I'd be ok if the image is just kernel + init system + shell, and maybe some small core components / tools.. but if the OS comes preloaded with huge software libraries, like typical KDE / GNOME distros do, then it's gonna be a lot of dead weight that I'd have to keep updated even if I do not use it.

Immutable images are great for devices with specific purposes meant for a particular software stack (like Chrome Books, the Steam Deck or so) but for a more general purpose computer where I actually want to deeply customize the UI for my workflow, I don't want to carry around whatever popular software the maintainers of the popular distro might have decided to include.

[–] ksynwa@lemmygrad.ml 3 points 2 years ago (2 children)

I think the focus must be on an image-based design rather than a package-based one. For robustness and security it is essential to operate with reproducible, immutable images that describe the OS or large parts of it in full, rather than operating always with fine-grained RPM/dpkg style packages. That's not to say that packages are not relevant (I actually think they matter a lot!), but I think they should be less of a tool for deploying code but more one of building the objects to deploy.

How is this different from any linux distro with docker installed on it?

[–] poVoq 7 points 2 years ago (1 children)

Its the opposite. What he is talking about is images based OS, like Ubuntu Touch is doing it, also the Steam Deck and stuff like CoreOS. I think Android and ChromeOS are also doing that.
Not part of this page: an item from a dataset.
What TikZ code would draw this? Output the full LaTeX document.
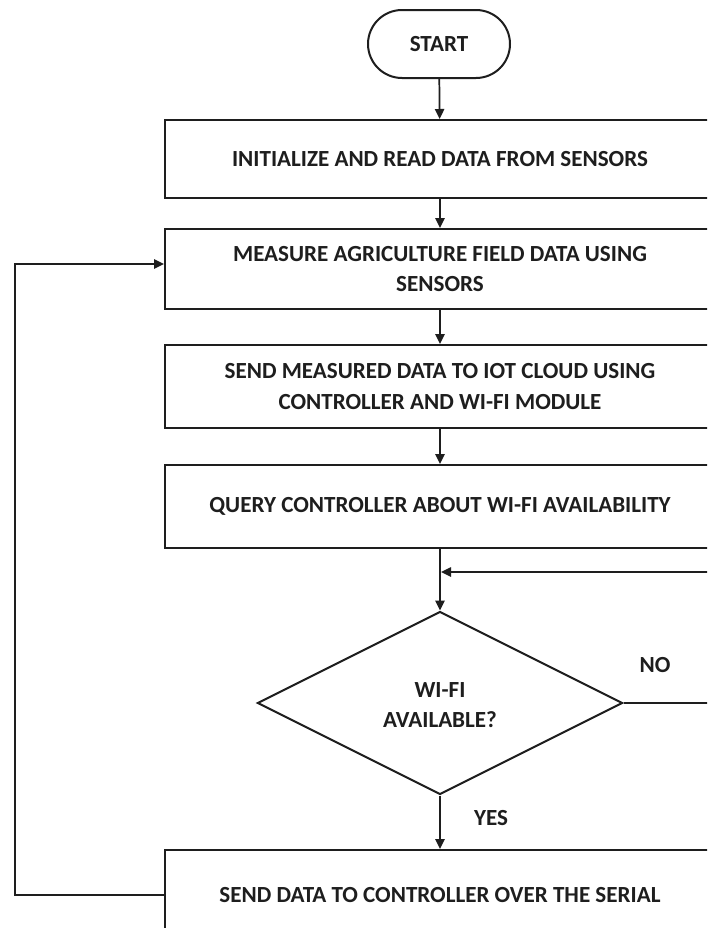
\documentclass[tikz,border=0pt]{standalone}
\usepackage{fontspec}
\setmainfont{Carlito}
\usetikzlibrary{shapes.geometric,shapes.misc,arrows.meta}
\definecolor{ink}{RGB}{30,30,30}
\begin{document}
\begin{tikzpicture}[x=0.75pt,y=-0.75pt,
  every node/.style={text=ink,font=\fontsize{17.3}{23}\selectfont\bfseries},
  stepbox/.style={draw=ink,line width=1.5pt,rectangle,minimum width=412.5pt,inner sep=0pt,align=center},
  term/.style={draw=ink,line width=1.5pt,rounded rectangle,minimum width=106.5pt,minimum height=51pt,inner sep=0pt},
  decide/.style={draw=ink,line width=1.5pt,diamond,minimum width=273.75pt,minimum height=137.25pt,inner sep=0pt,align=center},
  arr/.style={draw=ink,line width=1.3pt,-{Triangle[length=7.5pt,width=7pt]}},
  ln/.style={draw=ink,line width=1.3pt},
  lbl/.style={inner sep=0pt,align=center}]
\useasboundingbox (0,0) rectangle (707,928);
\clip (0,0) rectangle (707,928);
\fill[white] (0,0) rectangle (707,928);

\node[term] (start) at (439,44) {START};
\node[stepbox,minimum height=58.5pt] (b1) at (440,159) {INITIALIZE AND READ DATA FROM SENSORS};
\node[stepbox,minimum height=60pt] (b2) at (440,269) {MEASURE AGRICULTURE FIELD DATA USING\\SENSORS};
\node[stepbox,minimum height=62.25pt] (b3) at (440,386.5) {SEND MEASURED DATA TO IOT CLOUD USING\\CONTROLLER AND WI-FI MODULE};
\node[stepbox,minimum height=62.25pt] (b4) at (440,506.5) {QUERY CONTROLLER ABOUT WI-FI AVAILABILITY};
\node[decide] (d) at (440,703) {};
\node[lbl] (dt) at (440,705) {WI-FI\\AVAILABLE?};
\node[stepbox,minimum height=67.5pt] (b5) at (440,895) {SEND DATA TO CONTROLLER OVER THE SERIAL};

\node[lbl] (no) at (655,665) {NO};
\node[lbl] (yes) at (491,818) {YES};

\coordinate (r1) at (720,572);
\coordinate (r2) at (720,703);
\coordinate (lp) at (15,0);

\draw[arr] (start) -- (b1);
\draw[arr] (b1) -- (b2);
\draw[arr] (b2) -- (b3);
\draw[arr] (b3) -- (b4);
\draw[arr] (b4) -- (d.north);
\draw[arr] (r1) -- ([xshift=0.8pt]b4.south |- r1);
\draw[ln] (d.east) -- (r2);
\draw[arr] (d.south) -- (b5.north);
\draw[arr] (b5.west) -- (b5.west -| lp) |- ([yshift=3.75pt]b2.west);
\end{tikzpicture}
\end{document}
Its not a bad idea in general.

[–] ksynwa@lemmygrad.ml 3 points 2 years ago (1 children)

Can you explain what image based OS means?

[–] poVoq 7 points 2 years ago

The core operating system is a single read-only file (ROM, as in custom ROM on Android) and all the user files and customizations are on a different partition or such. Since the core system is fixed you can just swap it with a newer ROM when updating (and also go back to the old one if the update fails somehow.).
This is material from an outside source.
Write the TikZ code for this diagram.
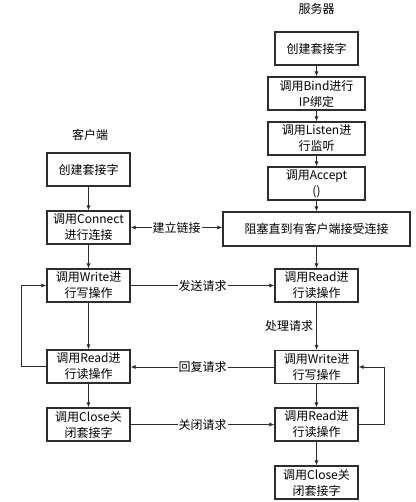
\documentclass[tikz,border=0pt]{standalone}
\usepackage{fontspec}
\usepackage{tikz}
\usetikzlibrary{arrows.meta}
\newfontfamily\cjk{Noto Sans CJK SC}
\definecolor{lineGray}{RGB}{45,45,45}

\begin{document}
\begin{tikzpicture}[
  x=1pt, y=-1pt,
  box/.style={draw=lineGray, line width=1.1pt, minimum width=83, minimum height=33,
    inner sep=0pt, align=center, font=\cjk\fontsize{12}{16}\selectfont},
  wbox/.style={box, minimum width=97},
  lbl/.style={font=\cjk\fontsize{12}{16}\selectfont, fill=white, inner sep=1pt},
  arr/.style={draw=lineGray, line width=0.8pt, -{Latex[length=5pt,width=4pt]}},
]
  \useasboundingbox (0,0) rectangle (415,502);

  % server side
  \node[lbl] (server) at (316.5,9) {服务器};
  \node[box]  (s1) at (316.5,48.5) {创建套接字};
  \node[wbox] (s2) at (316.5,93.5) {调用Bind进行\\IP绑定};
  \node[wbox] (s3) at (316.5,138.5) {调用Listen进\\行监听};
  \node[wbox] (s4) at (316.5,183.5) {调用Accept\\()};
  \node[box, minimum width=187, minimum height=34] (s5) at (316.5,229) {阻塞直到有客户端接受连接};
  \node[box]  (s6) at (316.5,285.5) {调用Read进\\行读操作};
  \node[box]  (s7) at (316.5,367) {调用Write进\\行写操作};
  \node[box]  (s8) at (316.5,424.5) {调用Read进\\行读操作};
  \node[box]  (s9) at (316.5,482.5) {调用Close关\\闭套接字};

  % client side
  \node[lbl] (client) at (90,135) {客户端};
  \node[box] (c1) at (88.5,169.5) {创建套接字};
  \node[box] (c2) at (88.5,227.5) {调用Connect\\进行连接};
  \node[box] (c3) at (88.5,285.5) {调用Write进\\行写操作};
  \node[box] (c4) at (88.5,366.5) {调用Read进\\行读操作};
  \node[box] (c5) at (88.5,424.5) {调用Close关\\闭套接字};

  \draw[arr] (s1) -- (s2);
  \draw[arr] (s2) -- (s3);
  \draw[arr] (s3) -- (s4);
  \draw[arr] (s4) -- (s5);
  \draw[arr] (s5) -- (s6);
  \draw[arr] (s6) -- node[lbl, anchor=east, xshift=-2pt] {处理请求} (s7);
  \draw[arr] (s7) -- (s8);
  \draw[arr] (s8) -- (s9);
  \draw[arr] (s8.east) -- ++(26,0) |- (s7.east);

  \draw[arr] (c1) -- (c2);
  \draw[arr] (c2) -- (c3);
  \draw[arr] (c3) -- (c4);
  \draw[arr] (c4) -- (c5);
  \draw[arr] (c4.west) -- ++(-25,0) |- (c3.west);

  \draw[arr, {Latex[length=5pt,width=4pt]}-{Latex[length=5pt,width=4pt]}] (c2.east) -- node[lbl] {建立链接} (s5.west |- c2.east);
  \draw[arr] (c3.east) -- node[lbl] {发送请求} (s6.west);
  \draw[arr] (s7.west) -- node[lbl] {回复请求} (c4.east |- s7.west);
  \draw[arr] (c5.east) -- node[lbl] {关闭请求} (s8.west);
\end{tikzpicture}
\end{document}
[–] brombek@lemmy.ml 4 points 2 years ago (1 children)

There is something sinister about his vision. I think it is fine for server OS to all be identical (docker is that already) - probably what you want, although less flexible. But for personal computing... that makes it very impersonal, to force bit-to-bit conformance on people.
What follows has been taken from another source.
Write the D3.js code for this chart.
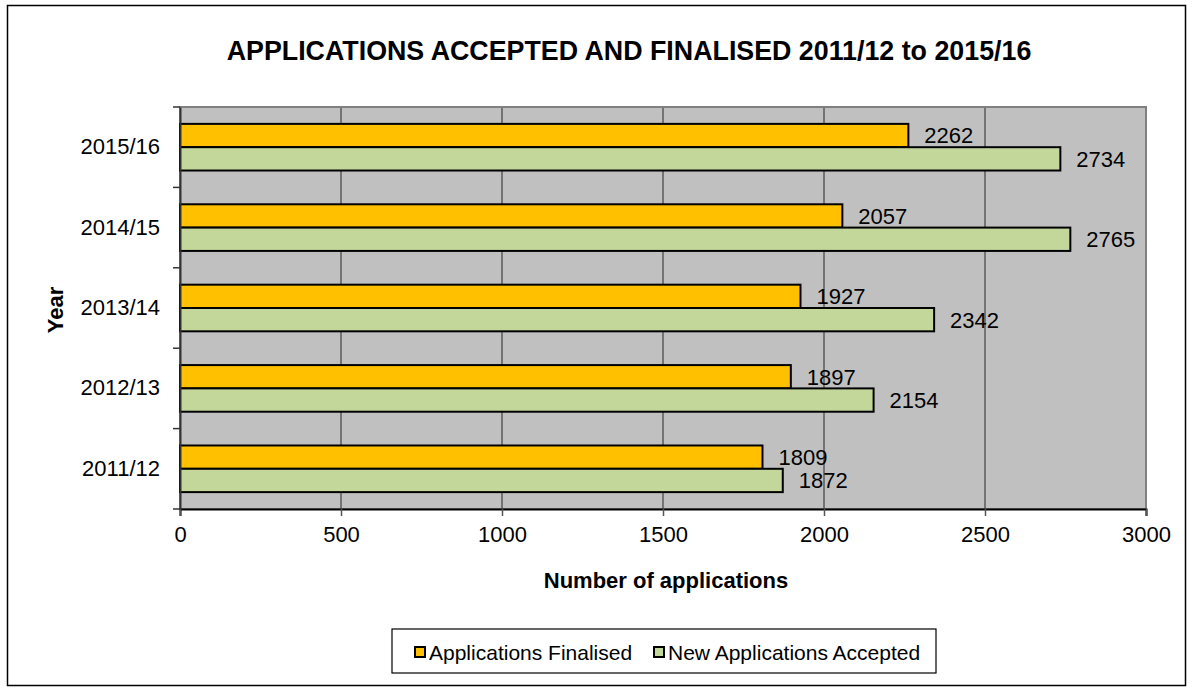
<!DOCTYPE html>
<html>
<head>
<meta charset="utf-8">
<script src="https://cdn.jsdelivr.net/npm/d3@7"></script>
<style>
  body { margin: 0; background: #fff; }
  svg text { font-family: "Liberation Sans", Arial, sans-serif; fill: #000; }
</style>
</head>
<body>
<div id="chart"></div>
<script>
var years = ["2011/12", "2012/13", "2013/14", "2014/15", "2015/16"];
var finalised = [1809, 1897, 1927, 2057, 2262];
var accepted = [1872, 2154, 2342, 2765, 2734];
var seriesNames = ["Applications Finalised", "New Applications Accepted"];
var seriesColors = ["#FFC000", "#C4D79B"];
var xTicks = [0, 500, 1000, 1500, 2000, 2500, 3000];

var W = 1192, H = 688;
var plot = {left: 180, top: 107, right: 1146, bottom: 509};

var svg = d3.select("#chart").append("svg")
  .attr("width", W).attr("height", H);

// outer frame
svg.append("rect")
  .attr("x", 7.5).attr("y", 5.5)
  .attr("width", 1178).attr("height", 680)
  .attr("fill", "#fff").attr("stroke", "#000").attr("stroke-width", 1.5);

var x = d3.scaleLinear().domain([0, 3000]).range([plot.left, plot.right]);
var y = d3.scaleBand().domain(years.slice().reverse()).range([plot.top, plot.bottom])
  .paddingInner(0.42).paddingOuter(0.21);
var sub = d3.scaleBand().domain([0, 1]).range([0, y.bandwidth()]);

// plot background
svg.append("rect")
  .attr("x", plot.left).attr("y", plot.top)
  .attr("width", plot.right - plot.left).attr("height", plot.bottom - plot.top)
  .attr("fill", "#C0C0C0");

// vertical gridlines
svg.selectAll(".grid").data(xTicks.slice(1, -1)).enter().append("line")
  .attr("x1", d => x(d)).attr("x2", d => x(d))
  .attr("y1", plot.top).attr("y2", plot.bottom)
  .attr("stroke", "#5a5a5a").attr("stroke-width", 1.5);

// plot border
svg.append("rect")
  .attr("x", plot.left).attr("y", plot.top)
  .attr("width", plot.right - plot.left).attr("height", plot.bottom - plot.top)
  .attr("fill", "none").attr("stroke", "#808080").attr("stroke-width", 2);

// bars
var rows = years.map((yr, i) => ({year: yr, vals: [finalised[i], accepted[i]]}));
var g = svg.selectAll(".yr").data(rows).enter().append("g")
  .attr("transform", d => "translate(0," + y(d.year) + ")");

g.selectAll("rect").data(d => d.vals.map((v, k) => ({v: v, k: k}))).enter().append("rect")
  .attr("x", x(0))
  .attr("y", d => sub(d.k))
  .attr("width", d => x(d.v) - x(0))
  .attr("height", sub.bandwidth())
  .attr("fill", d => seriesColors[d.k])
  .attr("stroke", "#000").attr("stroke-width", 2);

g.selectAll("text").data(d => d.vals.map((v, k) => ({v: v, k: k}))).enter().append("text")
  .attr("x", d => x(d.v) + 16)
  .attr("y", d => sub(d.k) + sub.bandwidth() / 2)
  .attr("dy", "0.36em")
  .style("font-size", "22px")
  .text(d => d.v);

// x axis
var xAxis = svg.append("g")
  .attr("transform", "translate(0," + plot.bottom + ")")
  .call(d3.axisBottom(x).tickValues(xTicks).tickSize(7).tickPadding(10).tickFormat(d3.format("d")));
xAxis.select(".domain").attr("stroke", "#000").attr("stroke-width", 2);
xAxis.selectAll(".tick line").attr("stroke", "#555").attr("stroke-width", 1.5);
xAxis.selectAll("text").style("font-size", "22px").attr("font-family", null);

// y axis
var yAxis = svg.append("g")
  .attr("transform", "translate(" + plot.left + ",0)")
  .call(d3.axisLeft(y).tickSize(0).tickPadding(20));
yAxis.select(".domain").attr("stroke", "#333").attr("stroke-width", 2);
yAxis.selectAll("text").style("font-size", "22px").attr("font-family", null);

var step = (plot.bottom - plot.top) / years.length;
yAxis.selectAll(".ytick").data(d3.range(years.length + 1)).enter().append("line")
  .attr("x1", -7).attr("x2", 0)
  .attr("y1", d => plot.top + d * step).attr("y2", d => plot.top + d * step)
  .attr("stroke", "#333").attr("stroke-width", 1.5);

// titles
svg.append("text")
  .attr("x", 629).attr("y", 50).attr("dy", "0.36em")
  .attr("text-anchor", "middle")
  .style("font-size", "26.8px").style("font-weight", "bold")
  .text("APPLICATIONS ACCEPTED AND FINALISED 2011/12 to 2015/16");

svg.append("text")
  .attr("x", 666).attr("y", 580).attr("dy", "0.36em")
  .attr("text-anchor", "middle")
  .style("font-size", "22px").style("font-weight", "bold")
  .text("Number of applications");

svg.append("text")
  .attr("transform", "translate(55,310) rotate(-90)")
  .attr("dy", "0.36em")
  .attr("text-anchor", "middle")
  .style("font-size", "22px").style("font-weight", "bold")
  .text("Year");

// legend
svg.append("rect")
  .attr("x", 392).attr("y", 629).attr("width", 544).attr("height", 44)
  .attr("fill", "#fff").attr("stroke", "#000").attr("stroke-width", 1.2);

var legX = [414, 653];
var leg = svg.selectAll(".leg").data(seriesNames).enter().append("g")
  .attr("transform", (d, i) => "translate(" + legX[i] + ",646)");
leg.append("rect")
  .attr("x", 1).attr("y", 1).attr("width", 10).attr("height", 10)
  .attr("fill", (d, i) => seriesColors[i])
  .attr("stroke", "#000").attr("stroke-width", 2);
leg.append("text")
  .attr("x", 15).attr("y", 6).attr("dy", "0.36em")
  .style("font-size", "21px")
  .text(d => d);
</script>
</body>
</html>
[–] poVoq 8 points 2 years ago

This is not what this is about. You can customize it without problem, see Steam Deck. Its about the core system files being read only and easy to upgrade.

[–] lpwaterhouse@lemmy.ml 3 points 2 years ago (1 children)

Ah yes, the guy who funfamentally objects to the unix philosophy and is doing everything to make GNU/Linux the exact opposite of it... Yeah, no. Not interested.

[–] cypherpunks@lemmy.ml 4 points 2 years ago

in what way(s) specifically do you think he objects to the unix philosophy?

have you read his rebuttal to that claim (point #10 here)?

(disclaimer: i am using systemd on some, but not all, of my gnu/linux systems today... and after years of finding it irritating I am actually coming around to appreciate it.)

[–] jbowen@lemmy.ml 3 points 2 years ago

Lennart's influence over Linux distros are why I've been moving more to the *BSD camp.

[–] pickle@lemmy.ml 2 points 2 years ago (2 children)
[–] onlooker@lemmy.ml 6 points 2 years ago (1 children)

The systemd and pulseaudio guy.

[–] pickle@lemmy.ml 3 points 2 years ago

The guy that made the terrible audio stack? Got it.

[–] ksynwa@lemmygrad.ml 4 points 2 years ago

Lennart Poettering

[–] ClumsyHacker@lemmy.ml 2 points 2 years ago

His view is perfect for appliances, or devices where you don't want the user in control (e.g.: kiosk machines, steam decks, corporate laptops, supermarket checkouts).

But it's terrible for the linux machines that we love to tinker with, machines for developers of OS tools and alike.